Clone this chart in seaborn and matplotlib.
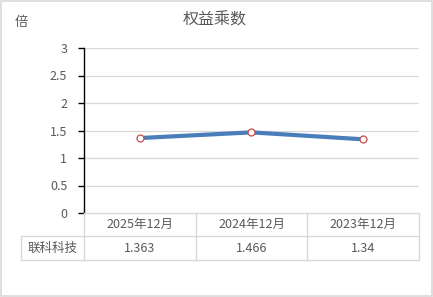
import matplotlib
matplotlib.use("Agg")
import matplotlib.pyplot as plt
import seaborn as sns
import pandas as pd
from matplotlib.lines import Line2D
from matplotlib.patches import Rectangle

categories = ["2025年12月", "2024年12月", "2023年12月"]
values = [1.363, 1.466, 1.34]
value_labels = ["1.363", "1.466", "1.34"]
series_name = "联科科技"
title = "权益乘数"
unit = "倍"
yticks = [0, 0.5, 1, 1.5, 2, 2.5, 3]
ytick_labels = ["0", "0.5", "1", "1.5", "2", "2.5", "3"]

sns.set_style("white")
plt.rcParams["font.family"] = ["Noto Sans CJK SC", "DejaVu Sans"]

W, H = 433, 297
fig = plt.figure(figsize=(W / 100, H / 100), dpi=100)

def fx(x):
    return x / W

def fy(y):
    return 1 - y / H

L, R, T, B = 84, 419, 48, 213
ax = fig.add_axes([fx(L), fy(B), fx(R) - fx(L), fy(T) - fy(B)])

df = pd.DataFrame({"cat": categories, "val": values})
sns.lineplot(data=df, x="cat", y="val", ax=ax, color="#4a7ebb", linewidth=3.0,
             marker="o", markersize=5, markerfacecolor="white",
             markeredgecolor="#c0504d", markeredgewidth=0.9, sort=False)

ax.set_xlim(-0.5, 2.5)
ax.set_ylim(0, 3)
ax.set_yticks(yticks)
ax.set_yticklabels(ytick_labels, color="#595959", fontsize=9)
ax.set_xticks([])
ax.set_xlabel("")
ax.set_ylabel("")
for y in yticks[1:]:
    ax.axhline(y, color="#d9d9d9", linewidth=0.9, zorder=0)
for s in ["top", "right", "bottom"]:
    ax.spines[s].set_visible(False)
ax.spines["left"].set_color("black")
ax.spines["left"].set_linewidth(1.0)
ax.tick_params(axis="y", length=4, width=1.0, color="black", direction="out", pad=8, left=True)

# table
gc = "#d9d9d9"
col_x = [84, 195.7, 307.3, 419]
r0, r1, r2 = 213, 236, 260
def hline(x0, x1, y):
    fig.add_artist(Line2D([fx(x0), fx(x1)], [fy(y), fy(y)], color=gc, linewidth=1.0))
def vline(x, y0, y1):
    fig.add_artist(Line2D([fx(x), fx(x)], [fy(y0), fy(y1)], color=gc, linewidth=1.0))
hline(84, 419, r0)
hline(21, 419, r1)
hline(21, 419, r2)
vline(21, r1, r2)
for x in col_x:
    vline(x, r0, r2)
for i, c in enumerate(categories):
    cx = (col_x[i] + col_x[i + 1]) / 2
    fig.text(fx(cx), fy((r0 + r1) / 2), c, ha="center", va="center", fontsize=9, color="#595959")
    fig.text(fx(cx), fy((r1 + r2) / 2), value_labels[i], ha="center", va="center", fontsize=9, color="#595959")
fig.text(fx(52.5), fy((r1 + r2) / 2), series_name, ha="center", va="center", fontsize=9, color="#595959")

fig.text(fx(215), fy(20), title, ha="center", va="center", fontsize=11.5, color="#595959")
fig.text(fx(21), fy(22), unit, ha="center", va="center", fontsize=9.5, color="#595959")

fig.add_artist(Rectangle((0.0015, 0.002), 0.997, 0.996, transform=fig.transFigure,
                         fill=False, edgecolor="#d9d9d9", linewidth=1.2))

fig.savefig("out.png", dpi=100)
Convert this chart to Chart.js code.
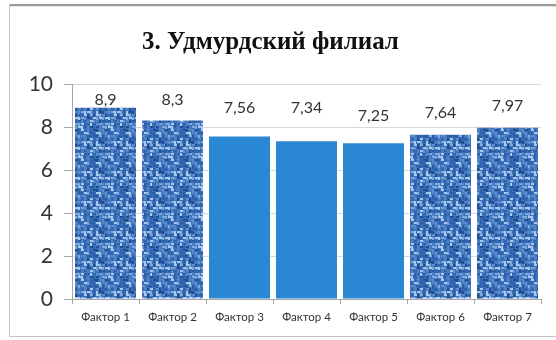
<!DOCTYPE html>
<html>
<head>
<meta charset="utf-8">
<script src="https://cdn.jsdelivr.net/npm/chart.js@4"></script>
<style>
  html, body { margin: 0; padding: 0; background: #fff; overflow: hidden; }
  canvas { display: block; }
</style>
</head>
<body>
<canvas id="chart" width="556" height="340"></canvas>
<script>
var categories = ['Фактор 1', 'Фактор 2', 'Фактор 3', 'Фактор 4', 'Фактор 5', 'Фактор 6', 'Фактор 7'];
var scores = [8.9, 8.3, 7.56, 7.34, 7.25, 7.64, 7.97];
var textured = [true, true, false, false, false, true, true];
var yTicks = [0, 2, 4, 6, 8, 10];

// lift of each value label above its bar, px
var labelLift = [8, 21, 29, 33, 27, 22, 22];

// woven canvas-like texture for the highlighted bars
function makeTexture() {
  var raw = document.createElement('canvas');
  raw.width = 30;
  raw.height = 30;
  var r = raw.getContext('2d');
  r.fillStyle = '#3d72b9';
  r.fillRect(0, 0, 30, 30);
  var seed = 11;
  function next() {
    seed = (seed * 9301 + 49297) % 233280;
    return seed / 233280;
  }
  var shades = ['#1f4d8f', '#2a5ca3', '#4d84c8', '#7faadf', '#a8c8ef', '#2f63ad', '#5b8fd0'];
  for (var y = 0; y < 30; y += 3) {
    for (var x = 0; x < 30; x += 3) {
      r.fillStyle = shades[Math.floor(next() * shades.length)];
      if (((x + y) / 3) % 2 === 0) r.fillRect(x, y, 3, 2);
      else r.fillRect(x, y, 2, 3);
    }
  }
  // soften the weave a little
  var tile = document.createElement('canvas');
  tile.width = 30;
  tile.height = 30;
  var t = tile.getContext('2d');
  t.filter = 'blur(0.6px)';
  for (var dx = -30; dx <= 30; dx += 30) {
    for (var dy = -30; dy <= 30; dy += 30) {
      t.drawImage(raw, dx, dy);
    }
  }
  return t.createPattern(tile, 'repeat');
}

var ctx = document.getElementById('chart').getContext('2d');
var texture = makeTexture();

// outer frame: top, left and bottom edges
var frame = {
  id: 'frame',
  beforeDraw: function(chart) {
    var c = chart.ctx;
    c.save();
    c.fillStyle = '#9a9a9a';
    c.fillRect(9, 4, chart.width - 9, 2);
    c.fillStyle = '#e4e4e4';
    c.fillRect(10, 6, chart.width - 10, 1);
    c.fillStyle = '#c4c4c4';
    c.fillRect(9, 4, 1, 333);
    c.fillRect(9, 336, chart.width - 9, 1);
    c.restore();
  }
};

var valueLabels = {
  id: 'valueLabels',
  afterDatasetsDraw: function(chart) {
    var c = chart.ctx;
    var meta = chart.getDatasetMeta(0);
    c.save();
    c.font = '16px Lato';
    c.fillStyle = '#333';
    c.textAlign = 'center';
    c.textBaseline = 'middle';
    meta.data.forEach(function(bar, i) {
      var txt = String(scores[i]).replace('.', ',');
      c.fillText(txt, bar.x, bar.y - labelLift[i]);
    });
    c.restore();
  }
};

new Chart(ctx, {
  type: 'bar',
  data: {
    labels: categories,
    datasets: [{
      data: scores,
      backgroundColor: textured.map(function(t) { return t ? texture : '#2a87d3'; }),
      borderWidth: 0,
      barPercentage: 0.91,
      categoryPercentage: 1
    }]
  },
  options: {
    responsive: false,
    animation: false,
    layout: { padding: { left: 0, right: 15, top: 0, bottom: 0 } },
    plugins: {
      legend: { display: false },
      tooltip: { enabled: false },
      title: {
        display: true,
        text: '3. Удмурдский филиал',
        color: '#111',
        font: { family: 'Liberation Serif', size: 25, weight: 'bold' },
        padding: { top: 28, bottom: 26 }
      }
    },
    scales: {
      x: {
        grid: { display: true, drawOnChartArea: false, tickLength: 5, color: '#a6a6a6' },
        border: { color: '#a6a6a6' },
        ticks: { color: '#333', font: { family: 'Lato', size: 11.5 }, padding: 6, maxRotation: 0 },
        afterFit: function(scale) { scale.height = 41; }
      },
      y: {
        min: 0,
        max: 10,
        afterBuildTicks: function(scale) {
          scale.ticks = yTicks.map(function(v) { return { value: v }; });
        },
        grid: { color: '#d9d9d9', tickColor: '#a6a6a6', tickLength: 8 },
        border: { color: '#a6a6a6' },
        ticks: { color: '#333', font: { family: 'Lato', size: 21 }, padding: 11 },
        afterFit: function(scale) { scale.width = 72; }
      }
    }
  },
  plugins: [frame, valueLabels]
});
</script>
</body>
</html>
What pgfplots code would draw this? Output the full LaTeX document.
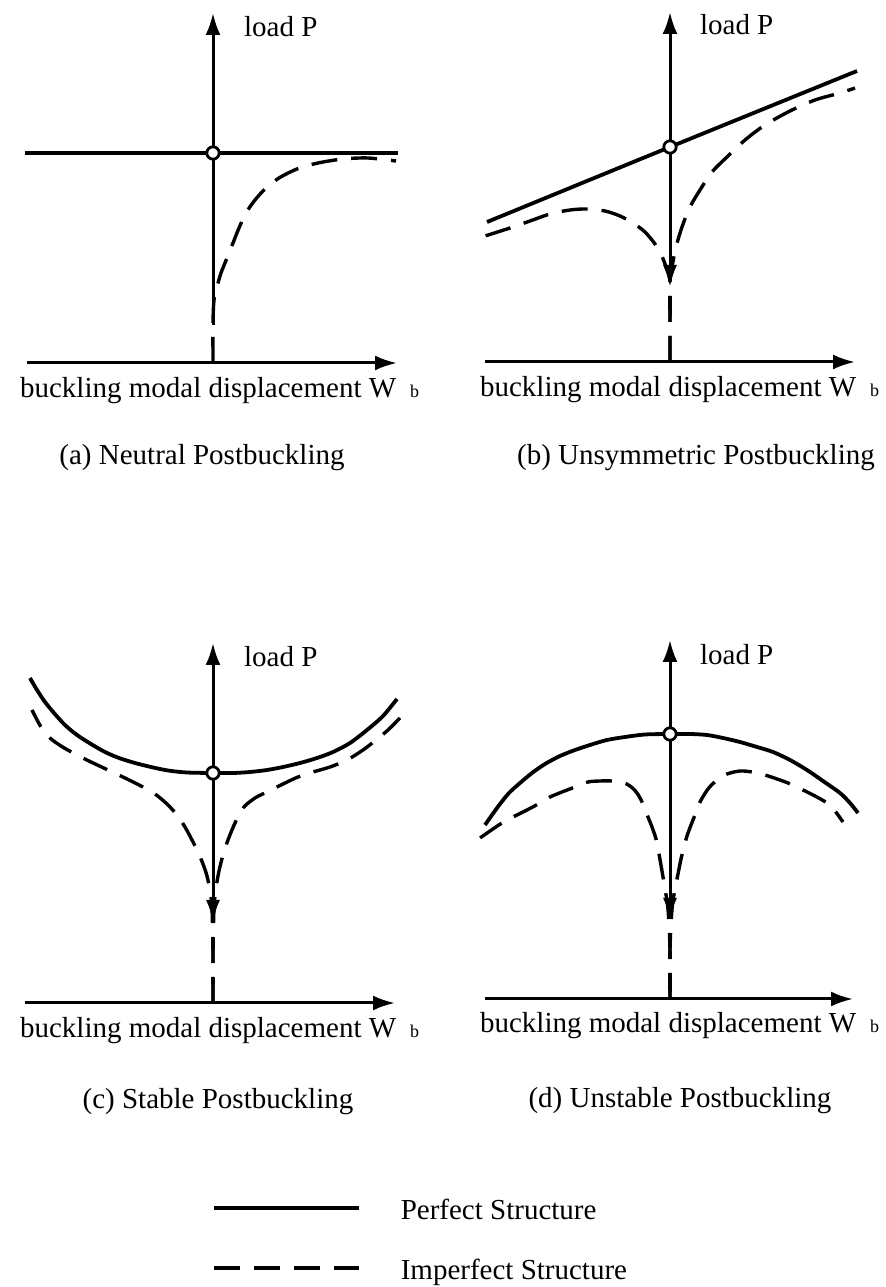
\documentclass[border=0pt]{standalone}
\usepackage{fontspec}
\setmainfont{Liberation Serif}
\usepackage{pgfplots}
\pgfplotsset{compat=1.18}
\usetikzlibrary{arrows.meta}

% text sizes
\newcommand{\txt}{\fontsize{14.5}{17}\selectfont}
\newcommand{\sub}{\fontsize{9}{10}\selectfont}

\pgfplotsset{
  panel/.style={x=0.5pt, y=0.5pt, xmin=-190, xmax=190, ymin=-120, ymax=360,
    hide axis, clip=false, enlargelimits=false, anchor=south west},
  axisline/.style={black, line width=1.5pt, -{Latex[length=11pt,width=7.5pt]}},
  bothway/.style={black, line width=1.5pt,
    {Latex[length=11pt,width=7pt]}-{Latex[length=11pt,width=7.5pt]}},
  perfect/.style={black, line width=1.9pt, smooth, tension=0.5, no marks},
  imperfect/.style={black, line width=1.7pt, dash pattern=on 13pt off 7pt,
    smooth, tension=0.5, no marks},
  bif/.style={only marks, mark=*, mark size=3.1pt,
    mark options={fill=white, draw=black, line width=1.4pt, solid}},
}
\tikzset{
  wlabel/.style={anchor=base west, font=\txt},
  ptitle/.style={anchor=base, font=\txt},
}
\newcommand{\wlab}{buckling modal displacement W\hspace{7pt}{\sub b}}

\begin{document}
\begin{tikzpicture}

% (a) neutral postbuckling
\begin{axis}[panel, at={(11.5pt,402pt)}]
  \addplot[axisline] coordinates {(-186,0) (184,0)};
  \addplot[axisline] coordinates {(0,38) (0,350)};
  \addplot[imperfect] coordinates {
    (0,0) (0,40) (1,63) (4,76) (8,90) (14,105) (20,120) (26,135) (33,150)
    (42,163) (53,175) (66,185) (84,194) (105,200) (130,204) (155,205) (183,202)};
  \addplot[perfect] coordinates {(-188,210) (185,210)};
  \addplot[bif] coordinates {(0,210)};
  \node[anchor=base west, font=\txt] at (axis cs:24,326) {load P};
  \node[wlabel] at (axis cs:-200,-35) {\wlab};
  \node[ptitle] at (axis cs:-11,-102) {(a) Neutral Postbuckling};
\end{axis}

% (b) unsymmetric postbuckling
\begin{axis}[panel, at={(240pt,402.5pt)}]
  \addplot[axisline] coordinates {(-185,0) (185,0)};
  \addplot[bothway] coordinates {(0,75) (0,350)};
  \addplot[imperfect] coordinates {
    (0,0) (0,40) (0,80) (-4,95) (-9,108) (-15,118) (-25,130) (-37,139) (-50,146)
    (-65,151) (-83,153) (-100,152) (-120,148) (-140,141) (-160,134) (-185,126)};
  \addplot[imperfect] coordinates {
    (0,0) (0,40) (0,80) (2,95) (6,115) (12,135) (20,155) (30,172) (42,190)
    (57,205) (75,222) (95,237) (120,251) (145,262) (170,269) (185,274)};
  \addplot[perfect] coordinates {(-183,140) (0,215) (187,291)};
  \addplot[bif] coordinates {(0,215)};
  \node[anchor=base west, font=\txt] at (axis cs:23,327) {load P};
  \node[wlabel] at (axis cs:-197,-35) {\wlab};
  \node[ptitle] at (axis cs:26,-103) {(b) Unsymmetric Postbuckling};
\end{axis}

% (c) stable postbuckling, with the key to the line styles
\begin{axis}[panel, at={(11.5pt,82pt)},
  legend cell align=left,
  legend image code/.code={\draw[#1] (0pt,0pt) -- (72.5pt,0pt);},
  legend style={at={(axis cs:-1,-187)}, anchor=north west, draw=none, fill=none,
    inner sep=0pt, outer sep=0pt, row sep=12pt,
    nodes={inner sep=0pt, text height=14.5pt, text depth=3.5pt, font=\txt},
    /tikz/every odd column/.append style={column sep=20pt}}]
  \addplot[axisline, forget plot] coordinates {(-188,0) (182,0)};
  \addplot[bothway, forget plot] coordinates {(0,81) (0,360)};
  \addplot[perfect] coordinates {
    (-183,325) (-176,313) (-168,301) (-159,290) (-148,278) (-136,268) (-122,259)
    (-108,251) (-94,245) (-78,240) (-62,236) (-45,232.5) (-26,230.5) (0,230)
    (20,230) (37,231) (54,233) (70,236) (87,240) (104,245) (120,251) (137,260)
    (154,273) (170,287) (184,304)};
  \addlegendentry{Perfect Structure}
  \addplot[imperfect] coordinates {
    (0,0) (0,50) (-1,95) (-3,112) (-6,127) (-10,139) (-15,151) (-21,163)
    (-28,176) (-36,188) (-46,199) (-58,209) (-72,217) (-88,225) (-105,233)
    (-122,241) (-138,249) (-152,257) (-163,265) (-172,276) (-181,293)};
  \addlegendentry{Imperfect Structure}
  \addplot[imperfect, forget plot] coordinates {
    (0,0) (0,50) (1,95) (3,115) (6,132) (10,148) (15,163) (22,180) (30,195)
    (42,205) (56,212) (70,219) (85,226) (100,231) (117,236) (134,243) (150,253)
    (163,263) (175,273) (187,285)};
  \addplot[bif, forget plot] coordinates {(0,230)};
  \node[anchor=base west, font=\txt] at (axis cs:24,336) {load P};
  \node[wlabel] at (axis cs:-200,-35) {\wlab};
  \node[ptitle] at (axis cs:5,-105) {(c) Stable Postbuckling};
\end{axis}

% (d) unstable postbuckling
\begin{axis}[panel, at={(240pt,84pt)}]
  \addplot[axisline] coordinates {(-185,0) (183,0)};
  \addplot[bothway] coordinates {(0,79) (0,359)};
  \addplot[imperfect] coordinates {
    (0,0) (0,50) (-2,90) (-5,110) (-8,128) (-11,145) (-14,160) (-18,172)
    (-22,182) (-27,195) (-33,206) (-40,213) (-48,217) (-58,218) (-70,218)
    (-82,217) (-95,212) (-108,207) (-120,202) (-130,196) (-143,189) (-157,182)
    (-168,176) (-180,168) (-190,161)};
  \addplot[imperfect] coordinates {
    (0,0) (0,50) (2,90) (5,110) (8,125) (11,140) (14,152) (17,163) (21,174)
    (25,184) (30,197) (38,210) (47,219) (57,225) (70,228) (82,227) (95,224)
    (107,220) (118,216) (133,209) (145,203) (157,196) (165,188) (173,177)};
  \addplot[perfect] coordinates {
    (-185,174) (-178,184) (-170,195) (-161,206) (-150,216) (-138,226) (-125,235)
    (-110,243) (-95,249) (-80,254) (-63,259) (-45,262) (-25,264.5) (0,265)
    (20,265) (37,264) (53,261) (70,257) (87,252) (103,247) (120,239) (137,229)
    (153,218) (170,206) (180,196) (188,186)};
  \addplot[bif] coordinates {(0,265)};
  \node[anchor=base west, font=\txt] at (axis cs:23,334) {load P};
  \node[wlabel] at (axis cs:-197,-34) {\wlab};
  \node[ptitle] at (axis cs:10,-109) {(d) Unstable Postbuckling};
\end{axis}

\pgfresetboundingbox
\path[use as bounding box] (0pt,0pt) rectangle (442.5pt,643.5pt);
\end{tikzpicture}
\end{document}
··········
▶ Work instructions: Exactly the lines from the one with "Convert this chart to Chart.js code." through the one with "var labelLift = [8, 21, 29, 33, 27, 22, 22];" are to be reproduced, and no pictures with them.

▶ Exercise response:
Convert this chart to Chart.js code.
<!DOCTYPE html>
<html>
<head>
<meta charset="utf-8">
<script src="https://cdn.jsdelivr.net/npm/chart.js@4"></script>
<style>
  html, body { margin: 0; padding: 0; background: #fff; overflow: hidden; }
  canvas { display: block; }
</style>
</head>
<body>
<canvas id="chart" width="556" height="340"></canvas>
<script>
var categories = ['Фактор 1', 'Фактор 2', 'Фактор 3', 'Фактор 4', 'Фактор 5', 'Фактор 6', 'Фактор 7'];
var scores = [8.9, 8.3, 7.56, 7.34, 7.25, 7.64, 7.97];
var textured = [true, true, false, false, false, true, true];
var yTicks = [0, 2, 4, 6, 8, 10];

// lift of each value label above its bar, px
var labelLift = [8, 21, 29, 33, 27, 22, 22];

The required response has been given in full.